A great forward-looking keynote by maddog. He deftly connected the idea of scalable distributed mesh networking for cities with providing free Internet access to kids (a la OLPC, but with fewer technical challenges), with benefits to everyone else too, and with environmental sustainability. And, naturally, he gave some highly compelling arguments as to why the sensible thing to do is use free software to implement it. A

Wil Wheaton Reading (Wil Wheaton)

Ensign Crusher, report to Penguicon. Ensign Crusher? Ensign Crusher, respond! F

Open Hardware Overview (W. Craig Trader)

A brief introduction to “open source” hardware. A big chunk of the talk was devoted to a few examples, which was surely a yawn-fest for anyone who reads hardware hacking feeds. The more interesting parts of the talk were the breakdown of the board prototyping process and the explanation of how projects apply licenses like Creative Commons to hardware design. A bit pedestrian, but not bad. B

Beginning Pygame Programming (Craig Maloney)

To be fair, I was very much looking forward to this one, so it had a lot to live up to. The talk consisted entirely of showing various stages of development of a Pong game demo. Much time was spent figuring out which revisions would actually run (blind commits are evil). A reasonable amount of Pygame functionality was used, but there could have been more explanation. Good concept, but tighter implementation necessary. C

Open Hardware with Arduino (W. Craig Trader)

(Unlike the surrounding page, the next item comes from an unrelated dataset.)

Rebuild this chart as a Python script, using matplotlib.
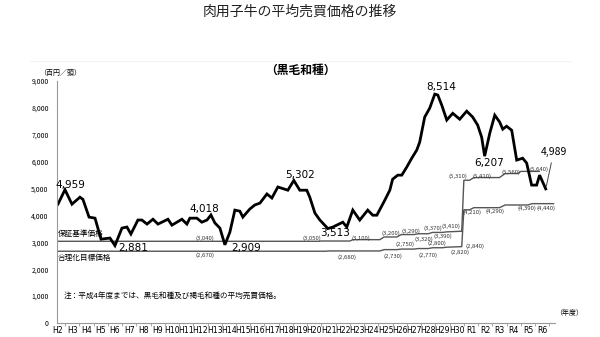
import numpy as np
import matplotlib
matplotlib.use("Agg")
import matplotlib.pyplot as plt

plt.rcParams['font.family'] = ['Noto Sans CJK JP', 'DejaVu Sans']

# fiscal year labels (H2 .. H30, R1 .. R6)
year_labels = ["H%d" % i for i in range(2, 31)] + ["R%d" % i for i in range(1, 7)]

# average price of calves (hundred yen / head), position in years from H2
price_t = [0.0, 0.49, 0.98, 1.54, 1.75, 2.18, 2.6, 3.02, 3.65, 4.0, 4.49, 4.84,
           5.12, 5.61, 5.89, 6.25, 6.67, 7.02, 7.72, 8.0, 8.7, 9.05, 9.26, 9.75,
           10.1, 10.46, 10.74, 11.02, 11.37, 11.72, 12.07, 12.42, 12.77, 12.98,
           13.47, 13.82, 14.18, 14.67, 15.02, 15.44, 15.79, 16.14, 16.56, 16.98,
           17.47, 17.68, 18.04, 18.39, 18.95, 19.3, 20.0, 20.28, 20.7, 21.19,
           21.75, 22.1, 22.39, 22.95, 23.3, 23.5, 23.86, 24.14, 24.49, 24.84,
           25.19, 25.4, 25.75, 26.1, 26.46, 26.67, 26.95, 27.3, 27.72, 28.21,
           28.7, 29.12, 29.47, 29.75, 29.96, 30.32, 30.67, 31.02, 31.23, 31.5,
           31.86, 32.21, 32.63, 32.91, 33.26, 33.61, 33.82, 34.25]
price_v = [4424, 4959, 4420, 4680, 4600, 3940, 3900, 3120, 3160, 2881, 3530, 3570,
           3310, 3830, 3830, 3680, 3860, 3680, 3860, 3640, 3860, 3680, 3900, 3900,
           3750, 3830, 4018, 3720, 3530, 2909, 3380, 4200, 4160, 3940,
           4240, 4390, 4460, 4800, 4650, 5060, 5000, 4940, 5302, 4940,
           4940, 4680, 4090, 3830, 3513, 3570, 3750, 3570, 4200, 3830,
           4200, 4010, 4010, 4570, 4940, 5350, 5500, 5500, 5800, 6130,
           6430, 6730, 7660, 7990, 8514, 8480, 8100, 7550, 7800, 7580,
           7880, 7660, 7360, 6910, 6207, 7060, 7730, 7470, 7210, 7320,
           7170, 6060, 6130, 5950, 5130, 5130, 5500, 4989]

# guaranteed standard price (保証基準価格), step line
guar_t = [0.0, 18.3, 18.5, 20.5, 20.7, 22.6, 22.9, 23.8, 24.1, 25.0, 25.3, 26.0,
          26.3, 27.0, 27.3, 28.2, 28.35, 28.5, 28.9, 29.2, 31.0, 31.4, 32.3, 32.5, 33.8]
guar_v = [3040, 3040, 3050, 3050, 3100, 3100, 3200, 3200, 3290, 3290, 3320, 3320,
          3370, 3370, 3390, 3410, 3410, 5310, 5310, 5410, 5410, 5560, 5560, 5640, 5640]

# rationalization target price (合理化目標価格), step line
targ_t = [0.0, 18.8, 19.0, 22.6, 22.9, 23.8, 24.1, 25.0, 25.3, 26.0, 26.3, 27.0,
          27.3, 28.35, 28.5, 28.9, 29.2, 31.0, 31.4, 33.0, 33.3, 34.8]
targ_v = [2670, 2670, 2680, 2680, 2730, 2730, 2750, 2750, 2770, 2770, 2800, 2800,
          2820, 2840, 4210, 4210, 4290, 4290, 4390, 4390, 4440, 4440]

# price labels on the lines: (text, x, y)
peak_labels = [("4,959", 0.85, 5130), ("2,881", 5.3, 2800), ("4,018", 10.3, 4230),
               ("2,909", 13.2, 2800), ("5,302", 17.0, 5500), ("3,513", 19.45, 3350),
               ("8,514", 26.9, 8770), ("6,207", 30.3, 5950)]
guar_labels = [("(3,040)", 10.3, 3170), ("(3,050)", 17.85, 3170), ("(3,100)", 21.3, 3170),
               ("(3,200)", 23.4, 3330), ("(3,290)", 24.8, 3400), ("(3,370)", 26.3, 3510),
               ("(3,410)", 27.6, 3590), ("(3,320)", 25.7, 3130), ("(3,390)", 27.0, 3210),
               ("(5,310)", 28.1, 5440), ("(5,410)", 29.8, 5450), ("(5,560)", 31.8, 5600),
               ("(5,640)", 33.8, 5720)]
targ_labels = [("(2,670)", 10.3, 2510), ("(2,680)", 20.3, 2440), ("(2,730)", 23.5, 2500),
               ("(2,750)", 24.4, 2930), ("(2,770)", 26.0, 2530), ("(2,800)", 26.6, 2980),
               ("(2,820)", 28.2, 2630), ("(2,840)", 29.3, 2850), ("(4,210)", 29.1, 4110),
               ("(4,290)", 30.7, 4150), ("(4,390)", 32.9, 4270), ("(4,440)", 34.3, 4280)]

fig = plt.figure(figsize=(6, 3.37), dpi=100)
ax = fig.add_axes([0.095, 0.0415, 0.83, 0.718])

ax.plot(guar_t, guar_v, color='#555555', lw=1.0)
ax.plot(targ_t, targ_v, color='#555555', lw=1.0)
ax.plot(price_t, price_v, color='black', lw=2.0, solid_joinstyle='miter')

for txt, x, y in peak_labels:
    ax.text(x, y, txt, fontsize=7.5, ha='center', va='center', family=['DejaVu Sans'])
for txt, x, y in guar_labels + targ_labels:
    ax.text(x, y, txt, fontsize=4.3, ha='center', va='center', color='#333333')

# last value with leader line
ax.annotate("4,989", xy=(price_t[-1], price_v[-1]), xytext=(34.8, 6350),
            fontsize=7.5, ha='center', va='center',
            arrowprops=dict(arrowstyle='-', color='#444444', lw=0.7))

ax.text(0.0, 3330, "保証基準価格", fontsize=5.5, ha='left', va='center')
ax.text(0.0, 2420, "合理化目標価格", fontsize=5.5, ha='left', va='center')
ax.text(0.4, 1000, "注：平成4年度までは、黒毛和種及び褐毛和種の平均売買価格。",
        fontsize=5.5, ha='left', va='center')

ax.set_xlim(-0.07, 34.9)
ax.set_ylim(0, 9000)
ax.set_yticks(np.arange(0, 9001, 1000))
ax.set_yticklabels(["{:,}".format(v) for v in range(0, 9001, 1000)], fontsize=5)
ax.set_xticks(np.arange(len(year_labels)))
ax.set_xticklabels(year_labels, fontsize=5.6, family=['DejaVu Sans'])
ax.set_xticks(np.arange(len(year_labels)) + 0.5, minor=True)
ax.tick_params(axis='x', which='major', length=0, pad=2.5)
ax.tick_params(axis='x', which='minor', length=2, color='#999999')
ax.tick_params(axis='y', length=0, pad=6)

for s in ['top', 'right']:
    ax.spines[s].set_visible(False)
ax.spines['left'].set_color('#999999')
ax.spines['bottom'].set_color('#999999')
ax.spines['left'].set_linewidth(0.8)
ax.spines['bottom'].set_linewidth(0.8)

fig.text(0.5, 0.965, "肉用子牛の平均売買価格の推移", fontsize=10, ha='center', va='center',
         color='#222222')
fig.text(0.5, 0.79, "（黒毛和種）", fontsize=8.5, ha='center', va='center', weight='bold')
fig.text(0.065, 0.785, "（百円／頭）", fontsize=5, ha='left', va='center')
fig.text(0.925, 0.07, "（年度）", fontsize=5, ha='left', va='center')
fig.add_artist(plt.Line2D([0.05, 0.95], [0.82, 0.82], color='#f0f0f0', lw=0.6))

fig.savefig("out.png", dpi=100)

This talk really made me wonder why Trader spent so much time talking about the Arduino platform in his previous talk. My main complaint is that he didn’t really contrast the advantages of the Arduino against other microcontrollers and evaluation boards, which probably left most people with a somewhat distorted perception. More original content, such as some clever uses and maybe a non-trivial demo, would have been nice as well. There was lots of good information about existing projects and add-on devices. I’ll give it a pass because it got the others interested. C

Rule-Based Programming in Interactive Fiction (Andrew Plotkin)

As an engineering grad student, I’m quite used to dry technical seminars, but I want Penguicon to entertain me more. That aside, awesome talk! I hadn’t really thought about how awkward it must be to program IF in an object-oriented programming language until this talk. Very interesting concept about how to attack the problem with a rule-based syntax model. Some of it brought to mind aspect-oriented programming. Bonus: Andrew really likes to talk about heads exploding. B

Looking forward to Penguicon 8.0! I’m hoping to get my Thousand Parsec talk in this time.